--- Supplied data ---
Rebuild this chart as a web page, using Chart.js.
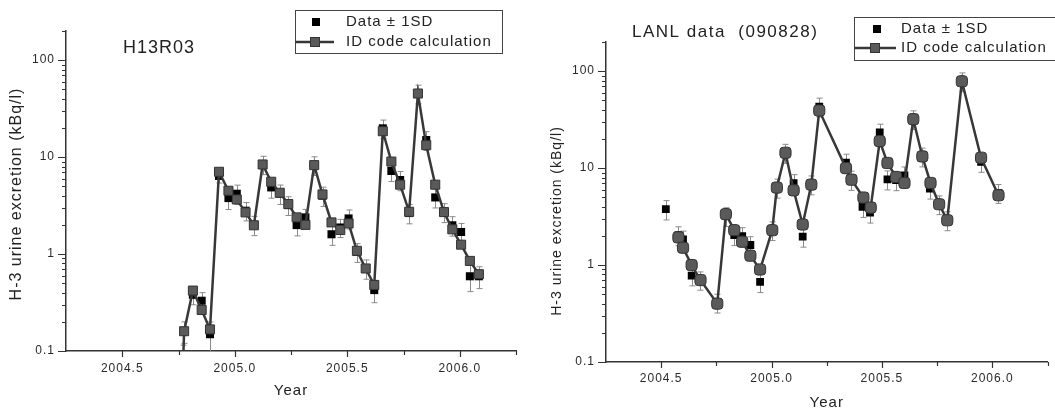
<!DOCTYPE html>
<html>
<head>
<meta charset="utf-8">
<script src="https://cdn.jsdelivr.net/npm/chart.js@4.4.1/dist/chart.umd.min.js"></script>
<style>
  html, body { margin: 0; padding: 0; background: #fff; }
  body { width: 1055px; height: 408px; overflow: hidden; position: relative; }
  canvas { position: absolute; top: 0; }
</style>
</head>
<body>
<canvas id="left" width="527" height="408" style="left:0;width:527px;height:408px"></canvas>
<canvas id="right" width="528" height="408" style="left:527px;width:528px;height:408px"></canvas>
<script>
// ---------- shared axis ticks ----------
const xTicks = [2004.5, 2004.75, 2005.0, 2005.25, 2005.5, 2005.75, 2006.0, 2006.25];
const xLabelValues = [2004.5, 2005.0, 2005.5, 2006.0];
const yTicks = [0.1, 0.2, 0.3, 0.4, 0.5, 0.6, 0.7, 0.8, 0.9,
                1, 2, 3, 4, 5, 6, 7, 8, 9,
                10, 20, 30, 40, 50, 60, 70, 80, 90,
                100, 200];
const yLabelValues = [0.1, 1, 10, 100];

// ---------- left panel: H13R03 ----------
const leftModelYears = [2004.768, 2004.775, 2004.814, 2004.853, 2004.890, 2004.930, 2004.972, 2005.009, 2005.048, 2005.085,
  2005.124, 2005.162, 2005.200, 2005.238, 2005.275, 2005.314, 2005.353, 2005.390, 2005.430, 2005.469,
  2005.506, 2005.543, 2005.582, 2005.620, 2005.658, 2005.696, 2005.735, 2005.775, 2005.814, 2005.851,
  2005.891, 2005.930, 2005.967, 2006.006, 2006.045, 2006.085];
const leftModelValues = [0.05, 0.16, 0.42, 0.265, 0.167, 7.06, 4.5, 3.66, 2.69, 1.98,
  8.4, 5.57, 4.29, 3.28, 2.39, 2.0, 8.27, 4.12, 2.12, 1.77,
  2.07, 1.08, 0.71, 0.48, 18.5, 9.0, 5.2, 2.73, 45.3, 13.3,
  5.2, 2.71, 1.8, 1.25, 0.85, 0.62];
const leftDataYears = leftModelYears;
const leftDataValues = [0.085, 0.16, 0.38, 0.33, 0.149, 6.4, 3.78, 4.19, 2.8, 2.0,
  8.4, 4.87, 4.2, 3.2, 1.99, 2.39, 8.27, 4.0, 1.6, 1.88,
  2.33, 1.05, 0.71, 0.425, 19.8, 7.2, 5.8, 2.65, 45.3, 15.0,
  3.84, 2.71, 1.98, 1.69, 0.59, 0.59];
const leftDataSD = [0.03, 0.04, 0.08, 0.07, 0.05, 1.0, 0.9, 0.95, 0.6, 0.45,
  1.8, 1.1, 0.95, 0.7, 0.45, 0.5, 1.8, 0.9, 0.37, 0.4,
  0.52, 0.23, 0.16, 0.11, 4.3, 1.6, 1.3, 0.6, 9.9, 3.3,
  0.85, 0.6, 0.45, 0.38, 0.18, 0.15];

// ---------- right panel: LANL data (090828) ----------
const rightModelYears = [2004.578, 2004.599, 2004.638, 2004.678, 2004.754, 2004.793, 2004.831, 2004.867, 2004.904, 2004.948,
  2005.003, 2005.024, 2005.063, 2005.100, 2005.141, 2005.180, 2005.216, 2005.337, 2005.362, 2005.416,
  2005.449, 2005.490, 2005.525, 2005.564, 2005.602, 2005.642, 2005.683, 2005.720, 2005.759, 2005.796,
  2005.862, 2005.949, 2006.028];
const rightModelValues = [1.93, 1.51, 1.0, 0.70, 0.40, 3.35, 2.29, 1.74, 1.25, 0.90,
  2.29, 6.3, 14.4, 5.9, 2.62, 6.76, 39.3, 10.0, 7.6, 4.97,
  3.92, 19.0, 11.3, 8.1, 7.03, 32.0, 13.2, 7.03, 4.24, 2.9,
  78.7, 12.8, 5.25];
const rightDataYears = [2004.521, 2004.578, 2004.599, 2004.638, 2004.678, 2004.754, 2004.793, 2004.831, 2004.867, 2004.904,
  2004.948, 2005.003, 2005.024, 2005.063, 2005.100, 2005.141, 2005.180, 2005.216, 2005.337, 2005.362,
  2005.412, 2005.446, 2005.490, 2005.525, 2005.564, 2005.602, 2005.642, 2005.683, 2005.717, 2005.759,
  2005.796, 2005.862, 2005.949, 2006.028];
const rightDataValues = [3.77, 2.03, 1.84, 0.78, 0.70, 0.41, 3.2, 2.04, 1.99, 1.61,
  0.67, 2.29, 6.3, 14.4, 7.0, 1.96, 6.8, 43.2, 11.4, 7.6,
  3.98, 3.48, 23.3, 7.66, 7.5, 8.43, 32.0, 13.2, 6.14, 4.24,
  2.9, 78.7, 11.6, 5.55];
const rightDataSD = [0.85, 0.45, 0.4, 0.17, 0.15, 0.09, 0.7, 0.45, 0.44, 0.35,
  0.15, 0.5, 1.4, 3.2, 1.55, 0.43, 1.5, 9.5, 2.5, 1.7,
  0.88, 0.77, 5.1, 1.7, 1.65, 1.85, 7.0, 2.9, 1.35, 0.93,
  0.64, 17.3, 2.55, 1.22];

const legendData = 'Data \u00B1 1SD';
const legendModel = 'ID code calculation';
const yTitle = 'H-3 urine excretion (kBq/l)';
const xTitle = 'Year';

const FONT = "'Liberation Sans', Arial, Helvetica, sans-serif";
Chart.defaults.font.family = FONT;
Chart.defaults.color = '#2a2a2a';

function pts(xs, ys) { return xs.map((x, i) => ({ x: x, y: ys[i] })); }

function txt(ctx, s, x, y, size, spacing, align) {
  ctx.save();
  ctx.font = size + 'px ' + FONT;
  ctx.letterSpacing = spacing + 'px';
  ctx.fillStyle = '#222';
  ctx.textAlign = align || 'left';
  ctx.textBaseline = 'middle';
  ctx.fillText(s, x, y);
  ctx.restore();
}

function makeDecor(p) {
  return {
    id: 'decor',
    beforeDraw(chart) { chart.ctx.letterSpacing = '1px'; },
    beforeDatasetsDraw(chart) {
      const { ctx, chartArea: a, scales: { x, y } } = chart;
      const ds = chart.data.datasets.find(d => d.sd);
      ctx.save();
      ctx.beginPath();
      ctx.rect(a.left, a.top, a.right - a.left, a.bottom - a.top);
      ctx.clip();
      ctx.strokeStyle = '#8a8a8a';
      ctx.lineWidth = 1;
      ds.data.forEach((pt, i) => {
        const s = ds.sd[i];
        const px = Math.round(x.getPixelForValue(pt.x)) + 0.5;
        const top = y.getPixelForValue(pt.y + s);
        const bot = y.getPixelForValue(Math.max(pt.y - s, 0.001));
        ctx.beginPath();
        ctx.moveTo(px, top); ctx.lineTo(px, bot);
        ctx.moveTo(px - 3, top); ctx.lineTo(px + 3, top);
        ctx.moveTo(px - 3, bot); ctx.lineTo(px + 3, bot);
        ctx.stroke();
      });
      ctx.restore();
    },
    afterDraw(chart) {
      const { ctx, chartArea: a, scales: { x, y } } = chart;
      ctx.save();
      // tick marks (outward)
      ctx.strokeStyle = '#333';
      ctx.lineWidth = 1.2;
      ctx.beginPath();
      xTicks.forEach(v => {
        const px = Math.round(x.getPixelForValue(v)) + 0.5;
        const len = xLabelValues.includes(v) ? 6 : 4;
        ctx.moveTo(px, a.bottom); ctx.lineTo(px, a.bottom + len);
      });
      yTicks.forEach(v => {
        const py = Math.round(y.getPixelForValue(v)) + 0.5;
        const len = yLabelValues.includes(v) ? 8 : 4;
        ctx.moveTo(a.left - len, py); ctx.lineTo(a.left, py);
      });
      ctx.stroke();

      // y axis title
      ctx.save();
      ctx.translate(p.yTitle.x, p.yTitle.y);
      ctx.rotate(-Math.PI / 2);
      txt(ctx, yTitle, 0, 0, p.yTitle.size, 1, 'center');
      ctx.restore();

      // panel title
      txt(ctx, p.title.text, p.title.x, p.title.y, p.title.size, p.title.spacing, 'left');

      // legend
      const L = p.legend;
      ctx.strokeStyle = '#444';
      ctx.lineWidth = 1;
      ctx.strokeRect(L.box[0], L.box[1], L.box[2], L.box[3]);
      ctx.fillStyle = '#000';
      ctx.fillRect(L.sq1[0] - 4, L.sq1[1] - 4, 8, 8);
      txt(ctx, legendData, L.textX, L.sq1[1], 15, 1, 'left');
      ctx.strokeStyle = '#383838';
      ctx.lineWidth = 2.5;
      ctx.beginPath();
      ctx.moveTo(L.line[0], L.line[2]); ctx.lineTo(L.line[1], L.line[2]);
      ctx.stroke();
      ctx.fillStyle = '#5a5a5a';
      ctx.fillRect(L.sq2[0] - 4.5, L.sq2[1] - 4.5, 9, 9);
      ctx.strokeStyle = '#333';
      ctx.lineWidth = 1;
      ctx.strokeRect(L.sq2[0] - 4.5, L.sq2[1] - 4.5, 9, 9);
      txt(ctx, legendModel, L.textX, L.sq2[1], 15, 1, 'left');
      ctx.restore();
    }
  };
}

function makeChart(id, p) {
  return new Chart(document.getElementById(id), {
    type: 'scatter',
    data: {
      datasets: [
        {
          label: legendModel,
          data: pts(p.modelYears, p.modelValues),
          showLine: true,
          tension: 0,
          borderColor: '#383838',
          borderWidth: 2.5,
          pointStyle: p.modelStyle,
          pointRadius: p.modelRadius,
          pointBackgroundColor: '#5a5a5a',
          pointBorderColor: '#333',
          pointBorderWidth: 1,
          order: 0
        },
        {
          label: legendData,
          data: pts(p.dataYears, p.dataValues),
          sd: p.dataSD,
          showLine: false,
          pointStyle: 'rect',
          pointRadius: p.dataRadius,
          pointBackgroundColor: '#000',
          pointBorderColor: '#000',
          pointBorderWidth: 0,
          clip: 0,
          order: 1
        }
      ]
    },
    options: {
      responsive: false,
      animation: false,
      devicePixelRatio: 1,
      events: [],
      layout: { padding: { left: 0, top: p.padTop, right: p.padRight, bottom: 0 } },
      plugins: { legend: { display: false }, tooltip: { enabled: false }, title: { display: false } },
      scales: {
        x: {
          type: 'linear',
          min: 2004.25,
          max: 2006.25,
          afterBuildTicks: s => { s.ticks = xTicks.map(v => ({ value: v })); },
          afterFit: s => { s.height = p.xHeight; },
          grid: { display: false, drawTicks: true, tickLength: 7 },
          border: { display: true, color: '#333', width: 1.5 },
          ticks: {
            autoSkip: false,
            maxRotation: 0,
            padding: p.xTickPad,
            font: { size: 12 },
            color: '#2a2a2a',
            callback: v => xLabelValues.includes(v) ? v.toFixed(1) : ''
          },
          title: { display: true, text: xTitle, font: { size: 15 }, color: '#222', padding: { top: 0, bottom: p.xTitlePad } }
        },
        y: {
          type: 'logarithmic',
          min: 0.1,
          max: 200,
          afterBuildTicks: s => { s.ticks = yTicks.map(v => ({ value: v, major: yLabelValues.includes(v) })); },
          afterFit: s => { s.width = p.yWidth; },
          grid: { display: false, drawTicks: true, tickLength: 7 },
          border: { display: true, color: '#333', width: 1.5 },
          ticks: {
            autoSkip: false,
            padding: 4,
            font: { size: 12 },
            color: '#2a2a2a',
            callback: v => yLabelValues.includes(v) ? String(v) : ''
          }
        }
      }
    },
    plugins: [makeDecor(p)]
  });
}

makeChart('left', {
  modelYears: leftModelYears, modelValues: leftModelValues,
  dataYears: leftDataYears, dataValues: leftDataValues, dataSD: leftDataSD,
  modelStyle: 'rect', modelRadius: 6.4, dataRadius: 5.7,
  padTop: 31, padRight: 11, xHeight: 57, yWidth: 66, xTickPad: 3, xTitlePad: 8,
  yTitle: { x: 17, y: 194, size: 16 },
  title: { text: 'H13R03', x: 123, y: 48, size: 18, spacing: 1 },
  legend: { box: [295.5, 10.5, 207, 43], sq1: [316, 22], textX: 346, line: [295, 334, 42], sq2: [315, 42] }
});

makeChart('right', {
  modelYears: rightModelYears, modelValues: rightModelValues,
  dataYears: rightDataYears, dataValues: rightDataValues, dataSD: rightDataSD,
  modelStyle: 'rectRounded', modelRadius: 6.5, dataRadius: 5.5,
  padTop: 42, padRight: 1, xHeight: 46, yWidth: 79, xTickPad: 2, xTitlePad: -3.5,
  yTitle: { x: 30, y: 221, size: 14 },
  title: { text: 'LANL data  (090828)', x: 105, y: 32, size: 17, spacing: 1.5 },
  legend: { box: [327.5, 17.5, 300, 43], sq1: [350, 29], textX: 374, line: [328, 369, 48], sq2: [348, 48] }
});
</script>
</body>
</html>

--- Short problem ---
Repeat the listing above exactly from its first line to the line containing "const yLabelValues = [0.1, 1, 10, 100];", both included, and omit the pictures.

--- Completed exercise ---
Rebuild this chart as a web page, using Chart.js.
<!DOCTYPE html>
<html>
<head>
<meta charset="utf-8">
<script src="https://cdn.jsdelivr.net/npm/chart.js@4.4.1/dist/chart.umd.min.js"></script>
<style>
  html, body { margin: 0; padding: 0; background: #fff; }
  body { width: 1055px; height: 408px; overflow: hidden; position: relative; }
  canvas { position: absolute; top: 0; }
</style>
</head>
<body>
<canvas id="left" width="527" height="408" style="left:0;width:527px;height:408px"></canvas>
<canvas id="right" width="528" height="408" style="left:527px;width:528px;height:408px"></canvas>
<script>
// ---------- shared axis ticks ----------
const xTicks = [2004.5, 2004.75, 2005.0, 2005.25, 2005.5, 2005.75, 2006.0, 2006.25];
const xLabelValues = [2004.5, 2005.0, 2005.5, 2006.0];
const yTicks = [0.1, 0.2, 0.3, 0.4, 0.5, 0.6, 0.7, 0.8, 0.9,
                1, 2, 3, 4, 5, 6, 7, 8, 9,
                10, 20, 30, 40, 50, 60, 70, 80, 90,
                100, 200];
const yLabelValues = [0.1, 1, 10, 100];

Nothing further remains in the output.